Las recetas que más me gustan son las más tradicionales, esas elaboraciones depuradas, mejoradas como consecuencia de una secuencia de cambios mínimos en muchas cocinas que se transmiten de generación en generación. Son cambios compartidos mediante aprendizaje social -el “boca a oído” de toda la vida- y, lo que es más importante, sometidos a un estricto proceso de selección, tan intenso como puede serlo la selección natural que impulsa la aparición y desaparición de linajes en el mundo vivo. Hablo de preparaciones tales como la tortilla de patata, la salsa vizcaína, los chipirones en su tinta, la merluza en salsa verde, la menestra de verduras y tantas otras recetas de nuestro patrimonio culinario. Son elaboraciones excelsas, fruto de una depurada evolución cultural, para las que, francamente, prefiero no arriesgar.

Con la educación pasa algo parecido. En educación la innovación se suele esgrimir con propósitos publicitarios por considerarse un elemento atractivo para un centro y, en buena lógica, un factor a tener en cuenta por los padres y madres que han de decidir dónde estudiarán sus retoños. Sin embargo, en el mundo occidental se han hecho experimentos educativos que luego no se han abandonado o sustituido por prácticas consolidadas -quizás no excelentes-, pero de eficacia conocida, aunque hayan resultado fallidos o sus resultados hayan sido dudosos. Esa es la razón por la que está ganando impulso ahí fuera, en los márgenes del sistema, un movimiento que se ha dado en llamar “educación basada en la evidencia” o más propiamente, a mi juicio, “basada en las pruebas”.
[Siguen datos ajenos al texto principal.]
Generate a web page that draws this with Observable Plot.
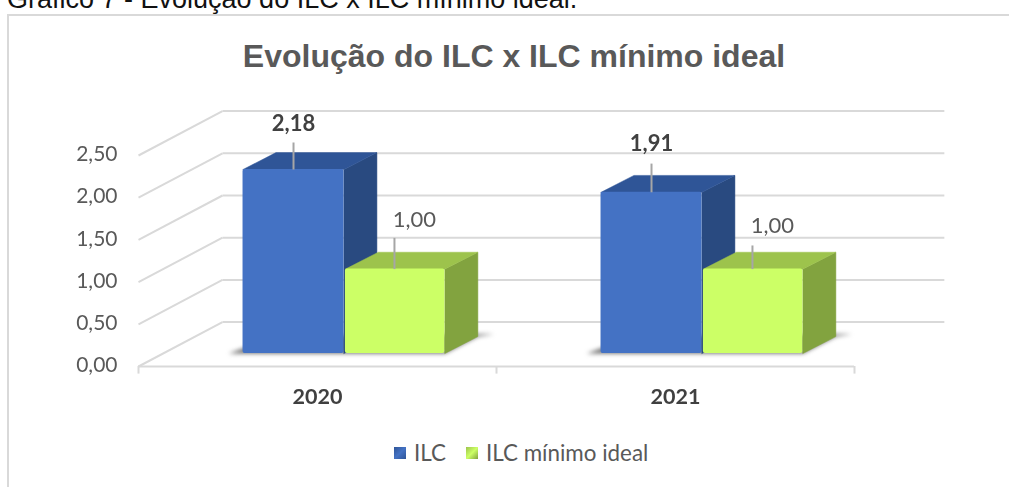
<!DOCTYPE html>
<html lang="pt">
<head>
<meta charset="utf-8">
<script src="https://cdn.jsdelivr.net/npm/d3@7"></script>
<script src="https://cdn.jsdelivr.net/npm/@observablehq/plot@0.6"></script>
<style>
html,body{margin:0;padding:0;background:#fff;width:1009px;height:487px;overflow:hidden;}
#cap{position:absolute;left:7px;top:-16px;font:27px/31px "Liberation Sans",Arial,sans-serif;color:#111;white-space:nowrap;}
#frame{position:absolute;left:7px;top:14px;width:1002px;height:473px;border-top:2px solid #d9d9d9;border-left:2px solid #d9d9d9;box-sizing:border-box;}
#title{position:absolute;left:0;width:1028px;top:39px;text-align:center;font:bold 32px/34px "Liberation Sans",Arial,sans-serif;color:#595959;margin:0;white-space:nowrap;}
#chart{position:absolute;left:0;top:90px;}
#legend{position:absolute;left:394px;top:440px;font:22.4px/26px Lato,sans-serif;color:#595959;white-space:nowrap;display:flex;align-items:center;}
#legend i{display:inline-block;width:12px;height:12px;margin-right:8px;}
#legend span{display:flex;align-items:center;margin-right:20px;}
</style>
</head>
<body>
<div id="cap">Gráfico 7 - Evolução do ILC x ILC mínimo ideal.</div>
<div id="frame"></div>
<h1 id="title">Evolução do ILC x ILC mínimo ideal</h1>
<div id="chart"></div>
<div id="legend"></div>
<script>
const years = ["2020", "2021"];
const seriesNames = ["ILC", "ILC mínimo ideal"];
const ilc = [2.18, 1.91];
const ilcMinimo = [1.00, 1.00];
const yTicks = [0, 0.5, 1, 1.5, 2, 2.5];

const palette = {
  ILC: {front: "#4472c4", top: "#2f5597", side: "#294a80", swatch: "linear-gradient(135deg,#2f5597,#4472c4 50%,#2f5597)"},
  min: {front: "#ccff66", top: "#9dc34c", side: "#82a33f", swatch: "linear-gradient(135deg,#9dc34c,#ccff66 50%,#82a33f)"}
};

// oblique projection of the 3-D box, in scale units
const wallDx = 0.2346, wallDy = 0.526, wallEnd = 2.251;
const barW = 0.282, barLift = 0.154, barShift = 0.074, boxDx = 0.092, boxDy = 0.2;
const fmt = v => d3.format(".2f")(v).replace(".", ",");

function faces(values, side) {
  const out = [];
  values.forEach((v, i) => {
    const c = i + 0.5 + barShift;
    const x1 = side === "ILC" ? c - barW : c + 0.004;
    const x2 = side === "ILC" ? c : c + barW;
    const t = v + barLift;
    const poly = (name, pts) => pts.forEach(([x, y]) => out.push({face: name + i, x, y}));
    poly("side", [[x2, barLift], [x2 + boxDx, barLift + boxDy], [x2 + boxDx, t + boxDy], [x2, t]]);
    poly("top", [[x1, t], [x1 + boxDx, t + boxDy], [x2 + boxDx, t + boxDy], [x2, t]]);
  });
  return out;
}
const fill3d = (rows, prefix, color) =>
  Plot.line(rows.filter(d => d.face.startsWith(prefix)), {x: "x", y: "y", z: "face", fill: color, stroke: color, strokeWidth: 0.5, curve: "linear-closed"});
const front = (values, side, color) =>
  Plot.rect(values.map((v, i) => ({i, v})), {
    x1: d => side === "ILC" ? d.i + 0.5 + barShift - barW : d.i + 0.5 + barShift + 0.004,
    x2: d => side === "ILC" ? d.i + 0.5 + barShift : d.i + 0.5 + barShift + barW,
    y1: barLift, y2: d => d.v + barLift, fill: color, rx: 2
  });

const blue = faces(ilc, "ILC"), green = faces(ilcMinimo, "min");
const shadow = years.flatMap((_, i) => {
  const c = i + 0.5 + barShift;
  return [[c - barW - 0.04, barLift], [c + barW, barLift], [c + barW + boxDx, barLift + boxDy], [c + barW + boxDx + 0.045, barLift + boxDy + 0.03], [c - barW + boxDx, barLift + boxDy]]
    .map(([x, y]) => ({face: "s" + i, x, y}));
});

// label layout (value-unit lifts above each bar top, pixel nudge per series)
const labels = [
  {text: ilc[0], bar: 0, x: -barW / 2, top: ilc[0], lead: 0.32, lift: 0.545, bold: true},
  {text: ilc[1], bar: 1, x: -barW / 2, top: ilc[1], lead: 0.34, lift: 0.57, bold: true},
  {text: ilcMinimo[0], bar: 0, x: barW / 2, top: ilcMinimo[0], lead: 0.37, lift: 0.58, bold: false},
  {text: ilcMinimo[1], bar: 1, x: barW / 2, top: ilcMinimo[1], lead: 0.28, lift: 0.51, bold: false}
];
const lx = d => d.bar + 0.5 + barShift + d.x;

const plot = Plot.plot({
  width: 1009, height: 330,
  marginLeft: 138, marginRight: 0, marginTop: 0, marginBottom: 54,
  style: {fontFamily: "Lato, sans-serif", fontSize: "18px", background: "transparent", color: "#595959"},
  x: {domain: [0, 2.433]},
  y: {domain: [0, 3.27]},
  marks: [
    Plot.link(yTicks, {x1: 0, x2: wallDx, y1: d => d, y2: d => d + wallDy, stroke: "#d9d9d9", strokeWidth: 2}),
    Plot.link(yTicks, {x1: wallDx, x2: wallEnd, y1: d => d + wallDy, y2: d => d + wallDy, stroke: "#d9d9d9", strokeWidth: 2}),
    Plot.ruleY([0], {x1: 0, x2: 2, stroke: "#d9d9d9", strokeWidth: 2}),
    Plot.ruleX([0, 1, 2], {y1: 0, y2: -0.09, stroke: "#d9d9d9", strokeWidth: 2, clip: false}),
    Plot.line(shadow, {x: "x", y: "y", z: "face", fill: "#6f6f6f", stroke: "none", curve: "linear-closed", imageFilter: "blur(2px)"}),
    fill3d(blue, "side", palette.ILC.side),
    fill3d(blue, "top", palette.ILC.top),
    front(ilc, "ILC", palette.ILC.front),
    fill3d(green, "side", palette.min.side),
    fill3d(green, "top", palette.min.top),
    front(ilcMinimo, "min", palette.min.front),
    Plot.link(labels, {x1: lx, x2: lx, y1: d => d.top + barLift, y2: d => d.top + barLift + d.lead, stroke: "#a6a6a6", strokeWidth: 2}),
    Plot.text(labels.filter(d => d.bold), {x: lx, y: d => d.top + barLift + d.lift, text: d => fmt(d.text), fontWeight: "bold", fill: "#404040", fontSize: 22}),
    Plot.text(labels.filter(d => !d.bold), {x: lx, y: d => d.top + barLift + d.lift, text: d => fmt(d.text), dx: 20, fill: "#595959", fontSize: 22}),
    Plot.axisY({ticks: yTicks, tickFormat: fmt, tickSize: 0, tickPadding: 21, label: null, color: "#595959", fontSize: 21, dy: -1}),
    Plot.axisX({ticks: [0.5, 1.5], tickFormat: d => years[Math.floor(d)], tickSize: 0, tickPadding: 22, label: null, color: "#404040", fontWeight: "bold", fontSize: 21.5})
  ]
});
document.getElementById("chart").appendChild(plot);
plot.style.filter = "blur(0.4px)";

const legend = document.getElementById("legend");
seriesNames.forEach((n, i) => {
  const s = document.createElement("span");
  const sw = document.createElement("i");
  sw.style.background = (i ? palette.min : palette.ILC).swatch;
  s.appendChild(sw);
  s.appendChild(document.createTextNode(n));
  legend.appendChild(s);
});
</script>
</body>
</html>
La Cátedra de Cultura Científica de la UPV/EHU fue pionera en el impulso a la difusión social y también -y en especial-, al mundo educativo, de esa aproximación al análisis de la educación y de sus buenas o no tan buenas prácticas. En marzo de 2017, bajo la dirección de la profesora Marta Ferrero, empezamos a programar un seminario que, denominado “Las pruebas de la educación”, ha ido celebrándose, con diferentes protagonistas, en las tres capitales de la Comunidad Autónoma Vasca. A la Cátedra, pronto se sumó el Consejo Escolar de Euskadi para apoyar la iniciativa en nuestra comunidad. Y algo más tarde, la Fundación Promaestro también se asoció con nosotros para llevar los seminarios a otras localidades del estado español. La última entidad en sumarse a la iniciativa ha sido la Fundación La Caixa, a través de EduCaixa. Otros organismos han puesto en marcha iniciativas en la misma dirección.

Cuando me muestro escéptico con las innovaciones educativas se me suele criticar tachándome de inmovilista y se me dice, en tono de reproche, que sin innovación no hay mejora. Reconozco la parte de razón que tienen las críticas, aunque, lógicamente, no carecen de respuesta. Pero no sé si somos conscientes de que eso que se propone y se practica para la educación, nunca se aceptaría para la salud, por ejemplo. ¿Aceptaríamos una vacuna que, además de no ser demasiado eficaz, tuviese efectos adversos? Pues eso que no aceptaríamos para un medicamento, lo damos por bueno, sin pestañear, cuando de prácticas educativas se trata.

Es verdad, no es fácil contar con pruebas a favor o en contra de una práctica educativa innovadora. Pero, aunque no sea fácil conseguir las pruebas y aunque pueda resultar sorprendente, cada vez hay más prácticas de las que sabemos que no funcionan y de las que sabemos que sí.

Cocina y educación son ámbitos en los que no nos costaría demasiado ponernos de acuerdo en algunas cosas básicas con respecto a este asunto. Podemos acordar sin mayor dificultad en qué consiste una innovación y también debería ser fácil identificar los criterios adecuados para considerar que una innovación es, o no, conveniente. Creo que esa posibilidad es extensible a un buen número de actividades sociales, comerciales, industriales o de otros ámbitos. Pero me temo que no son pocas las esferas en que esos acuerdos no son nada fáciles y en las que se abusa, sin misericordia, de la etiqueta de la “innovación”. Eso, no obstante, sería una cuestión menor si no fuera porque su sigla, la famosa “i”, se enmarca en un polinomio que mueve importantes volúmenes de recursos económicos.